→ **What you need to do**
Up to and including the line with "const uncollapsedName = 'Uncollapsed", write out the listing from its first line, minus the pictures.

→ **Raw data**
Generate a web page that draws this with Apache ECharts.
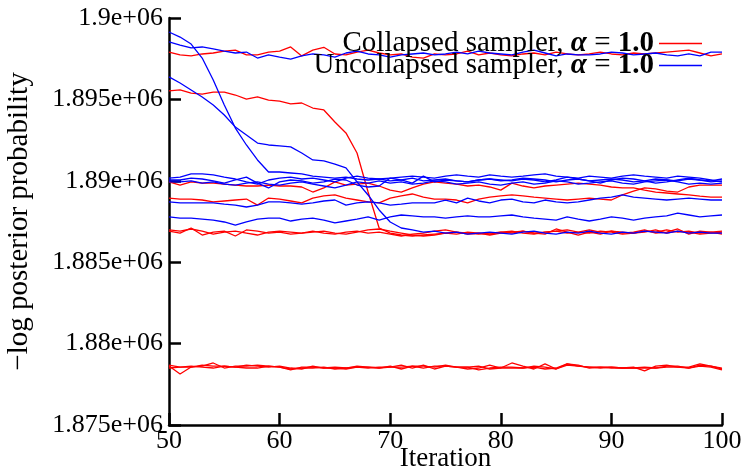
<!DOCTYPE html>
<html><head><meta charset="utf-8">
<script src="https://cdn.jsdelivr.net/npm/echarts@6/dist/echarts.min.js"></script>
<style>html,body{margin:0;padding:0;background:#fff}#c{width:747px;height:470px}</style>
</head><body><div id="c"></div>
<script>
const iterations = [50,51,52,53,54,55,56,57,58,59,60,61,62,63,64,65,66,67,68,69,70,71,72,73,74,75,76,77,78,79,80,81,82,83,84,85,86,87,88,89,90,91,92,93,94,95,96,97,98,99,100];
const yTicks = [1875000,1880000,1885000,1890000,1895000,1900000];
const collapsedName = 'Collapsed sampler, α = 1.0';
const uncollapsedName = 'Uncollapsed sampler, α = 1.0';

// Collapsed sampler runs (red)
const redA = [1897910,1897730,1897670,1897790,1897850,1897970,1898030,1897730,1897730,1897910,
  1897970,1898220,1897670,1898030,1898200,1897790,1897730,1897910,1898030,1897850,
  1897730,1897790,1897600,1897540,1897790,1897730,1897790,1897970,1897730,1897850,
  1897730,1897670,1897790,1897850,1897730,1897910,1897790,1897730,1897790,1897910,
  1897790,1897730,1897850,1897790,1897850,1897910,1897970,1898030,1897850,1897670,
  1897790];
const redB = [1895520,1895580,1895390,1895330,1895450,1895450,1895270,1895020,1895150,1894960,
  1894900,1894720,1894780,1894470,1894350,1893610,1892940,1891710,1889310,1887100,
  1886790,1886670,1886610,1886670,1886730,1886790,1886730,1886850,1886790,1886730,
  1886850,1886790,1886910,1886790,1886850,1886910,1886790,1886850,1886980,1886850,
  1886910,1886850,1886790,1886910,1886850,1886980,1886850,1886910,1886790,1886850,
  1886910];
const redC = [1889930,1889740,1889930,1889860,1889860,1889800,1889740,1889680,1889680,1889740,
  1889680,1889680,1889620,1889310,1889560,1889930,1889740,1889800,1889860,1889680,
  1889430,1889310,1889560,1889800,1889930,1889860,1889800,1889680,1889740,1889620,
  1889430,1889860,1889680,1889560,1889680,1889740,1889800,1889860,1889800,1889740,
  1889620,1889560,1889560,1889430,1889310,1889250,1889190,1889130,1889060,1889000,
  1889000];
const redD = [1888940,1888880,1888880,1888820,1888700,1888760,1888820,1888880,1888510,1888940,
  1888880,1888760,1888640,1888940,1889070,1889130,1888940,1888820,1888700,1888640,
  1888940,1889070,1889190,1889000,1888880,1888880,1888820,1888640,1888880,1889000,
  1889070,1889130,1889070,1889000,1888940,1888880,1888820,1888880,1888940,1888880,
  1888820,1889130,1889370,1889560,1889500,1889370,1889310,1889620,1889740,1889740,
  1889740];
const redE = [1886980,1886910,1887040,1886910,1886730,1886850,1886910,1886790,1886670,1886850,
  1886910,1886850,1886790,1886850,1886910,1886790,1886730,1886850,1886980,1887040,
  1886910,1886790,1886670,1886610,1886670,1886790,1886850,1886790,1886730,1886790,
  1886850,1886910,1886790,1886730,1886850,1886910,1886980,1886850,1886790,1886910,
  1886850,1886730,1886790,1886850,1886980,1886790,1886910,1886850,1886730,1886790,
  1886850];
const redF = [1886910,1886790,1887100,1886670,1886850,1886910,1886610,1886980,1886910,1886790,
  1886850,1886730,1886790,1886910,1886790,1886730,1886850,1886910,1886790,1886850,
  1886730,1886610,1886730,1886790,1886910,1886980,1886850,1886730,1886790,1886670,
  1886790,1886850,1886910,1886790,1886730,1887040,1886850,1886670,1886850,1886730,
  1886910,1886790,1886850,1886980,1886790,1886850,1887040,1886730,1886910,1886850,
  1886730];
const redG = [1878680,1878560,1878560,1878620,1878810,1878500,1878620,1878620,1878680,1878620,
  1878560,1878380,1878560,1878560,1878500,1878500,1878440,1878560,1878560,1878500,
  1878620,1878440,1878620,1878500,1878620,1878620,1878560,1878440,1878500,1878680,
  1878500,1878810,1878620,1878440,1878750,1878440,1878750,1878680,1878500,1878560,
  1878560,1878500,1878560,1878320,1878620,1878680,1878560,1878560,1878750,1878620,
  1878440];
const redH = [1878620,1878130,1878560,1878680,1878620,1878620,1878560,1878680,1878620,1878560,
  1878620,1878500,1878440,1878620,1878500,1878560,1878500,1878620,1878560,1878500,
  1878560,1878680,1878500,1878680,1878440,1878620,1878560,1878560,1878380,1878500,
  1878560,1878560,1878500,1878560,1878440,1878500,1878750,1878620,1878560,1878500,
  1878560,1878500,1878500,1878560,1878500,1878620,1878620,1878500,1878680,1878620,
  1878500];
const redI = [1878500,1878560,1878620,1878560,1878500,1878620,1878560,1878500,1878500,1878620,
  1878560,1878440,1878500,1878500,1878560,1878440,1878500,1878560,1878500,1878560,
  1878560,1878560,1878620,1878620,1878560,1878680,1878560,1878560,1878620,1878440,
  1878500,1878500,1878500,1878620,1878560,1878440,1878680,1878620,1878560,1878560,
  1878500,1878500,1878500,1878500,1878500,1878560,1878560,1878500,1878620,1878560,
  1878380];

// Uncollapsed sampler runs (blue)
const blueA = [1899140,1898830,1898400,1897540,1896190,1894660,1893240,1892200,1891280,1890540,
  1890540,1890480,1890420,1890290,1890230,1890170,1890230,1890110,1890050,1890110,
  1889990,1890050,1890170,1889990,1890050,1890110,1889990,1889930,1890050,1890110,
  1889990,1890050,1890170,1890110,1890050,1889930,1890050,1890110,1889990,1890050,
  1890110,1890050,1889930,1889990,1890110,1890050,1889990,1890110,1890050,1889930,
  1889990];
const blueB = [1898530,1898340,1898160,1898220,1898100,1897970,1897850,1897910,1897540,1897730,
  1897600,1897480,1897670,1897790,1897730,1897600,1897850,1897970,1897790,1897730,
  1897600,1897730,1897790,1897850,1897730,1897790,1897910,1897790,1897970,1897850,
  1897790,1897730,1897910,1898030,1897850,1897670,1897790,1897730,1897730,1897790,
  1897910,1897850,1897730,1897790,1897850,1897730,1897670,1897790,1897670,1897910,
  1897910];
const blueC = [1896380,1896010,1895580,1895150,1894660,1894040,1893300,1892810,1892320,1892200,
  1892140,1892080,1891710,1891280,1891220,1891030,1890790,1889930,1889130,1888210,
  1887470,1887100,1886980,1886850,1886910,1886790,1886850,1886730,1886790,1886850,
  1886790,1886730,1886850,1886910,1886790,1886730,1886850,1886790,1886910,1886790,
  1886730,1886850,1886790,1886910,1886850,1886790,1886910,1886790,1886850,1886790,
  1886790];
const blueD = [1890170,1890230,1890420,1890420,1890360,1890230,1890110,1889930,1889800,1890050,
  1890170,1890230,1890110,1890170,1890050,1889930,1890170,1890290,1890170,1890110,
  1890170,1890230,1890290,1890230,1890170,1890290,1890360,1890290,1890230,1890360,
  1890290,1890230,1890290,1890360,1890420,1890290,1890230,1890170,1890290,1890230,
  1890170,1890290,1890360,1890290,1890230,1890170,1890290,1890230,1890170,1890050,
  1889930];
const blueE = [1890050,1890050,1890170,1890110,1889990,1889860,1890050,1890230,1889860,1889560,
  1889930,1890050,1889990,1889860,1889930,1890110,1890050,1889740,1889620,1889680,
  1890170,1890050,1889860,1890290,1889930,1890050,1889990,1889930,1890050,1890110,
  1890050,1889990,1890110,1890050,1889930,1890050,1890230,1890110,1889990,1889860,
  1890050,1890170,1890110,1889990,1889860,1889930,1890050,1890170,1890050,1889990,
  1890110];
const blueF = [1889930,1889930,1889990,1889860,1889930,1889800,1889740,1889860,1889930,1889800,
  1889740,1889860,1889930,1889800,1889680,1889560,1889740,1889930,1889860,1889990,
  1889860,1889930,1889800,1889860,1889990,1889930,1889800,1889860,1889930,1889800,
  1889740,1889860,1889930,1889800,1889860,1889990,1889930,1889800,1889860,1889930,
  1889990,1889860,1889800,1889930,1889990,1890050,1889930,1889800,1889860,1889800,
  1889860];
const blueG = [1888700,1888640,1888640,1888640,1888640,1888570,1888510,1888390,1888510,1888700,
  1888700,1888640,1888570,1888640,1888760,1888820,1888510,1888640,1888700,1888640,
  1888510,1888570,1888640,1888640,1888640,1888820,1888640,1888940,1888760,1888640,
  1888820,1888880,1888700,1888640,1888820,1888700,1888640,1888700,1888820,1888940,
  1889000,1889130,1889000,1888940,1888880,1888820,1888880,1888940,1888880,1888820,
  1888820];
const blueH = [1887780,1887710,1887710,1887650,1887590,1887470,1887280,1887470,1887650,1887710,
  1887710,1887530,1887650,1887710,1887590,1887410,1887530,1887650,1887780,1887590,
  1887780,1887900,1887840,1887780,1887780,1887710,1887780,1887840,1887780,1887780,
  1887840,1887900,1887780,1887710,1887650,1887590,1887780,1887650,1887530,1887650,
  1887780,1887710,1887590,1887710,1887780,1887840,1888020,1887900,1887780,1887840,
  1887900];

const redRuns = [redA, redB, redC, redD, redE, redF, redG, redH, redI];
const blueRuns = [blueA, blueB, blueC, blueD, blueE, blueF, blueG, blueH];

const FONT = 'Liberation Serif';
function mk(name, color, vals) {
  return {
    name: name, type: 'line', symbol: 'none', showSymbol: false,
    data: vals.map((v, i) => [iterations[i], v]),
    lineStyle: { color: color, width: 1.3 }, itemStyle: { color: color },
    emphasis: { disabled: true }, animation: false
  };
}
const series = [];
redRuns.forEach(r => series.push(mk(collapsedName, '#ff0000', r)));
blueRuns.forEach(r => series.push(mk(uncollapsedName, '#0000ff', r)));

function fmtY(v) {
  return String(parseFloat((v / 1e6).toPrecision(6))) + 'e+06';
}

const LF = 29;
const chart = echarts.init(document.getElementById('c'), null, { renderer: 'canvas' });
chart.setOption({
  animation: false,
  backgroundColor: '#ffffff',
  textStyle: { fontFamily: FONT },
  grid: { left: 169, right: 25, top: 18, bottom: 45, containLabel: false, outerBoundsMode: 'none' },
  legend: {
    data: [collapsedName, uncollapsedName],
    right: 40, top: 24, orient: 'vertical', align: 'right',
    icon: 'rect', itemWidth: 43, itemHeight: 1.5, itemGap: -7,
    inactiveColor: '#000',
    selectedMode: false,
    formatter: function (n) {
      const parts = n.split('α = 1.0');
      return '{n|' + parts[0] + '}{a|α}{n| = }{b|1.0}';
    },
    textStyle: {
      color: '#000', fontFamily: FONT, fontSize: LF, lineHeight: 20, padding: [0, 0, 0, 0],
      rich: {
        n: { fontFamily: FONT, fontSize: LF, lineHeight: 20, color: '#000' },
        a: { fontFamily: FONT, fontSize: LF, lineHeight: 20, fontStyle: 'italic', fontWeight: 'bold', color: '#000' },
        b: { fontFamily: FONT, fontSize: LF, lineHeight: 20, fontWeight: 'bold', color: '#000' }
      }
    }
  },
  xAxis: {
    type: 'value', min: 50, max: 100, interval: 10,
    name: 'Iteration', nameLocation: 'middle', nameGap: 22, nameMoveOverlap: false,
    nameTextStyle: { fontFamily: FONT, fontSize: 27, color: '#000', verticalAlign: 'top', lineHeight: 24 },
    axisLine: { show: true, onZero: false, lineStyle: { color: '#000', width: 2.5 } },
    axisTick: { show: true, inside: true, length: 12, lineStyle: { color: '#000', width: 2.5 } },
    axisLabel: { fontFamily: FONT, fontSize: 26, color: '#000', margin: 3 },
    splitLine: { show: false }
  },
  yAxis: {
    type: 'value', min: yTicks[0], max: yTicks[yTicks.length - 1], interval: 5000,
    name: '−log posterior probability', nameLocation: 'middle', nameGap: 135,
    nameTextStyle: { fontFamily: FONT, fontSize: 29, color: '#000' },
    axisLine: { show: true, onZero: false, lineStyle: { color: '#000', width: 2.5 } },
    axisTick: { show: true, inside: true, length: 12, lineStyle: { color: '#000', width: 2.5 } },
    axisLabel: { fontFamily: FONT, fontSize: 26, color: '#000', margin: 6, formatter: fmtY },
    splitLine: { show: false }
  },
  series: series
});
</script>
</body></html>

→ **Response to the task**
Generate a web page that draws this with Apache ECharts.
<!DOCTYPE html>
<html><head><meta charset="utf-8">
<script src="https://cdn.jsdelivr.net/npm/echarts@6/dist/echarts.min.js"></script>
<style>html,body{margin:0;padding:0;background:#fff}#c{width:747px;height:470px}</style>
</head><body><div id="c"></div>
<script>
const iterations = [50,51,52,53,54,55,56,57,58,59,60,61,62,63,64,65,66,67,68,69,70,71,72,73,74,75,76,77,78,79,80,81,82,83,84,85,86,87,88,89,90,91,92,93,94,95,96,97,98,99,100];
const yTicks = [1875000,1880000,1885000,1890000,1895000,1900000];
const collapsedName = 'Collapsed sampler, α = 1.0';
const uncollapsedName = 'Uncollapsed sampler, α = 1.0';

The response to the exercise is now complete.